ABD'nin emir ve komutasıyla, terörist başı Gülen'in talimatıyla başlatılan bu darbe teşebbüsü başarılı olsaydı, Türkiye'nin kontrol mekanizması tamamen ABD'nin eline geçecekti. Amaçlanan durum ise Türkiye'nin, diğer ülkelerin uydu devleti haline gelmesiydi. Halkımız da böyle şeylere müsaade etmeyeceği ve mücadele edeceği için tıpkı Suriye'de olduğu gibi bir iç savaşa sürüklenecektik.

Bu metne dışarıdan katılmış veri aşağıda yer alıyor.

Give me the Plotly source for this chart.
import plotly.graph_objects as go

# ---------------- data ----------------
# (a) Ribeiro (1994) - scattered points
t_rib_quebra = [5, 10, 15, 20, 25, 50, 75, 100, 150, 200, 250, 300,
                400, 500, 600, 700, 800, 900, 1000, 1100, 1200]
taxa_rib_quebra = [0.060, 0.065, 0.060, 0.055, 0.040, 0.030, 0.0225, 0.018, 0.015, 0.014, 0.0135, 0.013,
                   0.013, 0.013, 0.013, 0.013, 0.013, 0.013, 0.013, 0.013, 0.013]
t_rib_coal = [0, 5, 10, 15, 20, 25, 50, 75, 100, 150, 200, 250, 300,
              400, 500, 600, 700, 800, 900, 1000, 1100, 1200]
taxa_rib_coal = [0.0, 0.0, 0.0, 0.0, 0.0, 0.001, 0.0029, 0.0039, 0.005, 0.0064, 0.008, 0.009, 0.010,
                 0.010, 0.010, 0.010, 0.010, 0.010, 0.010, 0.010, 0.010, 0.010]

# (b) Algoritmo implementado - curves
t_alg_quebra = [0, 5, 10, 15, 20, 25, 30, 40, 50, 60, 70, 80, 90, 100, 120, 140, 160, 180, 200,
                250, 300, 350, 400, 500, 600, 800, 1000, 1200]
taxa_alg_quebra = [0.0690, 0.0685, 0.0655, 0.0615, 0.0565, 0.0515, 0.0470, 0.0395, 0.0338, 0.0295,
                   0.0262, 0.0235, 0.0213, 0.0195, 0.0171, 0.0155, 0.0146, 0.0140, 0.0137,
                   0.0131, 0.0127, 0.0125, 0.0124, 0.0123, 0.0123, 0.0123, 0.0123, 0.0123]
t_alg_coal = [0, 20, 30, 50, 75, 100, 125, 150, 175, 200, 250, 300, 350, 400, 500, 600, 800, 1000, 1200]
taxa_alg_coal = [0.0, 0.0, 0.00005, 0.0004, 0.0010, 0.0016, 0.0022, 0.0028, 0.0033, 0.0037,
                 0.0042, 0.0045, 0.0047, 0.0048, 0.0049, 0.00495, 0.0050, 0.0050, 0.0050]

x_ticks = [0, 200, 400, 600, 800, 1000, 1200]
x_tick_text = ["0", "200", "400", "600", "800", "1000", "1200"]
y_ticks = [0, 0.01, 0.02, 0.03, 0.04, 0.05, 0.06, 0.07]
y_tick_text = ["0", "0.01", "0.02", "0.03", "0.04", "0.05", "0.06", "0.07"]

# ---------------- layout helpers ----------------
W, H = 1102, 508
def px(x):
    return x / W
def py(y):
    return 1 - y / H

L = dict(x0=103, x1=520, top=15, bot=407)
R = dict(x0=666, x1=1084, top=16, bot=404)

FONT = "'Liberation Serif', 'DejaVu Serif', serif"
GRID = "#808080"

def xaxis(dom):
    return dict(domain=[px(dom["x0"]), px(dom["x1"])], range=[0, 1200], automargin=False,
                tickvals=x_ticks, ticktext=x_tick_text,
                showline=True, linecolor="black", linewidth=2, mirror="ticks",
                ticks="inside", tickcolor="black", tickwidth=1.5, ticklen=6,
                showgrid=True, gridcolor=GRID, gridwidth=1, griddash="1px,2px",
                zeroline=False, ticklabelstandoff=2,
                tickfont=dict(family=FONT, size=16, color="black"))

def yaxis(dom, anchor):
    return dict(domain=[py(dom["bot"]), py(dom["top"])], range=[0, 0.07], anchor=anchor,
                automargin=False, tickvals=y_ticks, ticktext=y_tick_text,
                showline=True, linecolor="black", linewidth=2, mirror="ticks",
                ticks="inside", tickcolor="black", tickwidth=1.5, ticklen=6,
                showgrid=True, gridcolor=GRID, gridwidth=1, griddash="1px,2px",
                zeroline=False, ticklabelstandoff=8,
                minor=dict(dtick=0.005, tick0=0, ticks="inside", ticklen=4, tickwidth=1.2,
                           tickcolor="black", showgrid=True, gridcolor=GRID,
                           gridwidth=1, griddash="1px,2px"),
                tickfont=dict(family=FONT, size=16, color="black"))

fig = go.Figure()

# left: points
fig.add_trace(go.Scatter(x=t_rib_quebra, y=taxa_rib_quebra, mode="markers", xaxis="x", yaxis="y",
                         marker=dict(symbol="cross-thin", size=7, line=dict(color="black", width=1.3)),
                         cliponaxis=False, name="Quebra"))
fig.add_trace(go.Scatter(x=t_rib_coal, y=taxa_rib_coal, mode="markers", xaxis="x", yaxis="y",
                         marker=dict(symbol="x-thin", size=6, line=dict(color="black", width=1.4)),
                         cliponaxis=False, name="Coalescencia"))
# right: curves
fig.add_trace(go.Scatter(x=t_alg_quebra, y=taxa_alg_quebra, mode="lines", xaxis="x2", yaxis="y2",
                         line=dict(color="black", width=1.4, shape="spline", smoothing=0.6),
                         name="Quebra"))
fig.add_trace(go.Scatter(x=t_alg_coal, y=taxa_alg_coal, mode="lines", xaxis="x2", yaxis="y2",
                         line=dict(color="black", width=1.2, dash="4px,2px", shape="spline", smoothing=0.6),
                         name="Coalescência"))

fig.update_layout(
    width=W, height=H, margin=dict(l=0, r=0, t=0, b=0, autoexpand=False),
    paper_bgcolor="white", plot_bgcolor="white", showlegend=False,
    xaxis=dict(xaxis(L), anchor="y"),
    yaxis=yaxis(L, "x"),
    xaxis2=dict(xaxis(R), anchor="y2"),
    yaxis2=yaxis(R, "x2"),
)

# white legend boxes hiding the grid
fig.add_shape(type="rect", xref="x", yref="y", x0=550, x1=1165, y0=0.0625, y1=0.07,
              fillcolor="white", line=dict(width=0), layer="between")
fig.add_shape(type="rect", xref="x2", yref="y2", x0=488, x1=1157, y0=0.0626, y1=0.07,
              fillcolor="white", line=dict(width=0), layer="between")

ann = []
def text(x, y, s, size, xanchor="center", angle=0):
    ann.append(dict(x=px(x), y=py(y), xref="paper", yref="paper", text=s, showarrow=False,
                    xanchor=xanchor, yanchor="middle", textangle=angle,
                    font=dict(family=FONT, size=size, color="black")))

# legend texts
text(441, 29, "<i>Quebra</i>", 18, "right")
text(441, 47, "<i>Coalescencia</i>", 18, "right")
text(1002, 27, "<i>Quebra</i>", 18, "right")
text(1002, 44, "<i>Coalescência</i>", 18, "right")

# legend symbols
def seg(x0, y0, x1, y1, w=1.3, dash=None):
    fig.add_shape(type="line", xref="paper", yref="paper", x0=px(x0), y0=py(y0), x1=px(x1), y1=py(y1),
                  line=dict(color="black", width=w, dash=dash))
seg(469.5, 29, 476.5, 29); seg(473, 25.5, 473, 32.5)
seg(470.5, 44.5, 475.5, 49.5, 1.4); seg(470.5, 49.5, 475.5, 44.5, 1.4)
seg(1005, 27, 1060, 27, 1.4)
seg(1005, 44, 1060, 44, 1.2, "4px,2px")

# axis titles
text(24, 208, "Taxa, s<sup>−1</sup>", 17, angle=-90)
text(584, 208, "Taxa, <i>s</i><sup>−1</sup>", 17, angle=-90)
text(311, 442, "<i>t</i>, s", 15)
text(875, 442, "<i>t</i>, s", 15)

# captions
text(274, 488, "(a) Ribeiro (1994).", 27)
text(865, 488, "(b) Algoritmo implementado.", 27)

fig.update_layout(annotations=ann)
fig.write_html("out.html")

O gece hainlerin planları tutsaydı, Suriye'de bir örgüt kurulacaktı. Hendek sistemi iyice yayılacak ve Türkiye'nin bölünme süreci başlayacaktı. Ancak Türkiye Cumhuriyeti Devleti ve kahraman vatandaşları, İstikbalimizi ve İstiklalimizi tıpkı Kurtuluş Savaşındaki gibi korudu. 19 Mayıs ve 15 Temmuz ruhu ile geleceğe emin adımlarla ilerlemeye devam edeceğiz.